Chapter Commentaries 5
5 Animated Films
Throughout the 1960s, the Sogetsu Art Center was at the vanguard of all kinds of different artform activities. Yoji Kuri, Hiroshi Manabe, and Ryohei Yanagihara, as the 3-person Animation Group, regularly released experimental animated films. In 1964, the group invited Uno, together with Tadanori Yokoo and Makoto Wada, to submit their own animated works, and Uno released three short films over three years. The first one was La Fête Blanche. Appearing on a pure white screen, the fingertip of a woman resting her chin on her hand turns into a tree branch. This is followed by people and animals magically metamorphizing into different shapes. The second one was Toi et Moi. This one was live-action, beginning with a woman who has body paintings of a mermaid and a horse, and so on. These paintings transform in sensual ways as the woman moves.The third film, Don, uses a picture-card storytelling technique, moving about static pictures attached to sheet celluloid. At about that time, Uno and Yokoo and others formed the Tokyo Illustrator's Club. This became a transitional period, when Uno shifted from graphic designer to becoming an illustrator. His animation also included objects that transformed and metamorphosed magnificently, exhibiting the great potential of his talent.

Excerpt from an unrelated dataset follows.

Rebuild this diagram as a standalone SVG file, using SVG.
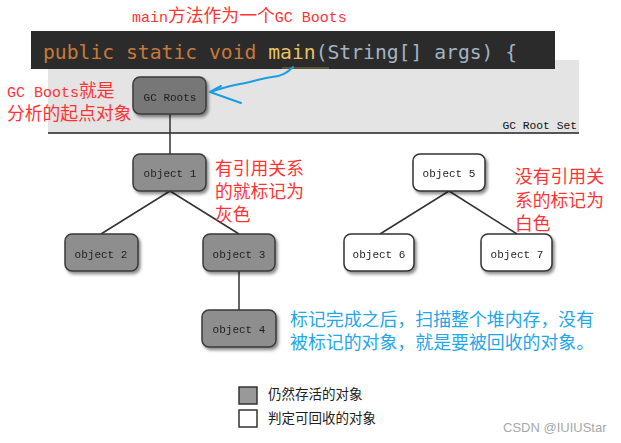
<svg xmlns="http://www.w3.org/2000/svg" width="621" height="443" viewBox="0 0 621 443">
  <defs>
    <filter id="shadow" x="-20%" y="-20%" width="150%" height="160%">
      <feDropShadow dx="2" dy="2.5" stdDeviation="1.6" flood-color="#000" flood-opacity="0.45"/>
    </filter>
    <style>
      .node-live rect { fill: #8e8e8e; stroke: #3a3a3a; stroke-width: 1.5; }
      .node-root rect { fill: #777777; stroke: #3a3a3a; stroke-width: 1.5; }
      .node-dead rect { fill: #ffffff; stroke: #333333; stroke-width: 1.5; }
      .label { font-family: "Liberation Mono", "DejaVu Sans Mono", monospace; font-size: 11px; fill: #1e1e1e; text-anchor: middle; }
      .edge { stroke: #333333; stroke-width: 1.5; fill: none; }
      .note-red { font-family: "Noto Sans CJK SC", "Liberation Sans", sans-serif; font-size: 17.8px; fill: #ff3333; }
      .latin-red { font-family: "Liberation Mono", monospace; font-size: 15px; }
      .note-blue { font-family: "Noto Sans CJK SC", "Liberation Sans", sans-serif; font-size: 17.9px; fill: #22a7ea; }
      .code { font-family: "DejaVu Sans Mono", "Liberation Mono", monospace; font-size: 19.7px; }
      .legend-text { font-family: "Noto Sans CJK SC", "Liberation Sans", sans-serif; font-size: 13.5px; fill: #222; }
    </style>
  </defs>

  <rect width="621" height="443" fill="#ffffff"/>

  <!-- root set band -->
  <g id="root-set">
    <rect x="48" y="60" width="531" height="73" fill="#e4e4e4"/>
    <line x1="48" y1="133" x2="579" y2="133" stroke="#555" stroke-width="2"/>
    <text x="577" y="129" text-anchor="end" font-family="Liberation Mono, monospace" font-size="11.3px" fill="#111">GC Root Set</text>
  </g>

  <!-- code line -->
  <g id="code-bar">
    <rect x="31" y="31" width="524" height="38" fill="#2b2b2b"/>
    <text x="43" y="59" class="code"><tspan fill="#c8793a">public static void </tspan><tspan fill="#e8c063">main</tspan><tspan fill="#a3b3c4">(String[] args) {</tspan></text>
    <line x1="282" y1="68" x2="329" y2="68" stroke="#8c7c48" stroke-width="1"/>
  </g>

  <!-- connectors -->
  <g id="connectors">
    <path class="edge" d="M170,114 V154"/>
    <path class="edge" d="M170,191 L101,234"/>
    <path class="edge" d="M170,191 L239,234"/>
    <path class="edge" d="M239,271 V310"/>
    <path class="edge" d="M449,191 L380,234"/>
    <path class="edge" d="M449,191 L517,234"/>
  </g>

  <!-- nodes -->
  <g id="gc-roots" class="node-root" filter="url(#shadow)">
    <rect x="133" y="77" width="73" height="37" rx="7"/>
    <text class="label" x="170" y="101">GC Roots</text>
  </g>
  <g id="object-1" class="node-live" filter="url(#shadow)">
    <rect x="133" y="154" width="73" height="37" rx="7"/>
    <text class="label" x="170" y="177">object 1</text>
  </g>
  <g id="object-2" class="node-live" filter="url(#shadow)">
    <rect x="65" y="234" width="73" height="37" rx="7"/>
    <text class="label" x="101" y="258">object 2</text>
  </g>
  <g id="object-3" class="node-live" filter="url(#shadow)">
    <rect x="203" y="234" width="72" height="37" rx="7"/>
    <text class="label" x="239" y="258">object 3</text>
  </g>
  <g id="object-4" class="node-live" filter="url(#shadow)">
    <rect x="202" y="310" width="74" height="37" rx="7"/>
    <text class="label" x="239" y="333">object 4</text>
  </g>
  <g id="object-5" class="node-dead" filter="url(#shadow)">
    <rect x="413" y="154" width="72" height="37" rx="7"/>
    <text class="label" x="449" y="177">object 5</text>
  </g>
  <g id="object-6" class="node-dead" filter="url(#shadow)">
    <rect x="344" y="234" width="70" height="37" rx="7"/>
    <text class="label" x="379" y="258">object 6</text>
  </g>
  <g id="object-7" class="node-dead" filter="url(#shadow)">
    <rect x="481" y="234" width="71" height="37" rx="7"/>
    <text class="label" x="517" y="258">object 7</text>
  </g>

  <!-- hand-drawn pointer from main() to GC Roots -->
  <g id="pointer" fill="none" stroke="#1a9ee2" stroke-width="2" stroke-linecap="round" stroke-linejoin="round">
    <path d="M293,67 C287,73 282,76 272,77 C262,78 252,82 240,84 C228,86 220,89 210,92"/>
    <path d="M221,86 L210,92 L241,103"/>
  </g>

  <!-- annotations -->
  <g id="notes">
    <text class="note-red" x="132" y="22"><tspan class="latin-red">main</tspan>方法作为一个<tspan class="latin-red">GC Boots</tspan></text>
    <text class="note-red" x="7" y="96.5"><tspan class="latin-red">GC Boots</tspan>就是</text>
    <text class="note-red" x="7" y="119.5">分析的起点对象</text>
    <text class="note-red" x="215" y="174.5">有引用关系</text>
    <text class="note-red" x="215" y="197.5">的就标记为</text>
    <text class="note-red" x="215" y="221">灰色</text>
    <text class="note-red" x="515" y="183">没有引用关</text>
    <text class="note-red" x="515" y="206.5">系的标记为</text>
    <text class="note-red" x="515" y="229.5">白色</text>
    <text class="note-blue" x="290" y="326">标记完成之后，扫描整个堆内存，没有</text>
    <text class="note-blue" x="290" y="349">被标记的对象，就是要被回收的对象。</text>
  </g>

  <!-- legend -->
  <g id="legend">
    <rect x="239" y="387" width="18" height="17" fill="#999" stroke="#333" stroke-width="1.5"/>
    <rect x="239" y="410" width="18" height="17" fill="#fff" stroke="#333" stroke-width="1.5"/>
    <text class="legend-text" x="268" y="399">仍然存活的对象</text>
    <text class="legend-text" x="268" y="423">判定可回收的对象</text>
  </g>

  <text x="503" y="432" font-family="Liberation Sans, Arial, sans-serif" font-size="13px" fill="#a8a8a8">CSDN @IUIUStar</text>
</svg>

After his animated films were released, Uno stepped away from the genre for many years. He went back to it, though, in 2011, a time when he was putting his energy into stage design. NHK's Minna no Uta, a long-running song teature by the public TV broadcaster, put Uno in charge of sculpture and illustration for the song Dare ka ga saz wo hite ita (Someone was Playing the Saz). In it he used the puppets he had created for Le Petit Prince for the 4th Project Nyx performance to create a fantasy of visual beauty.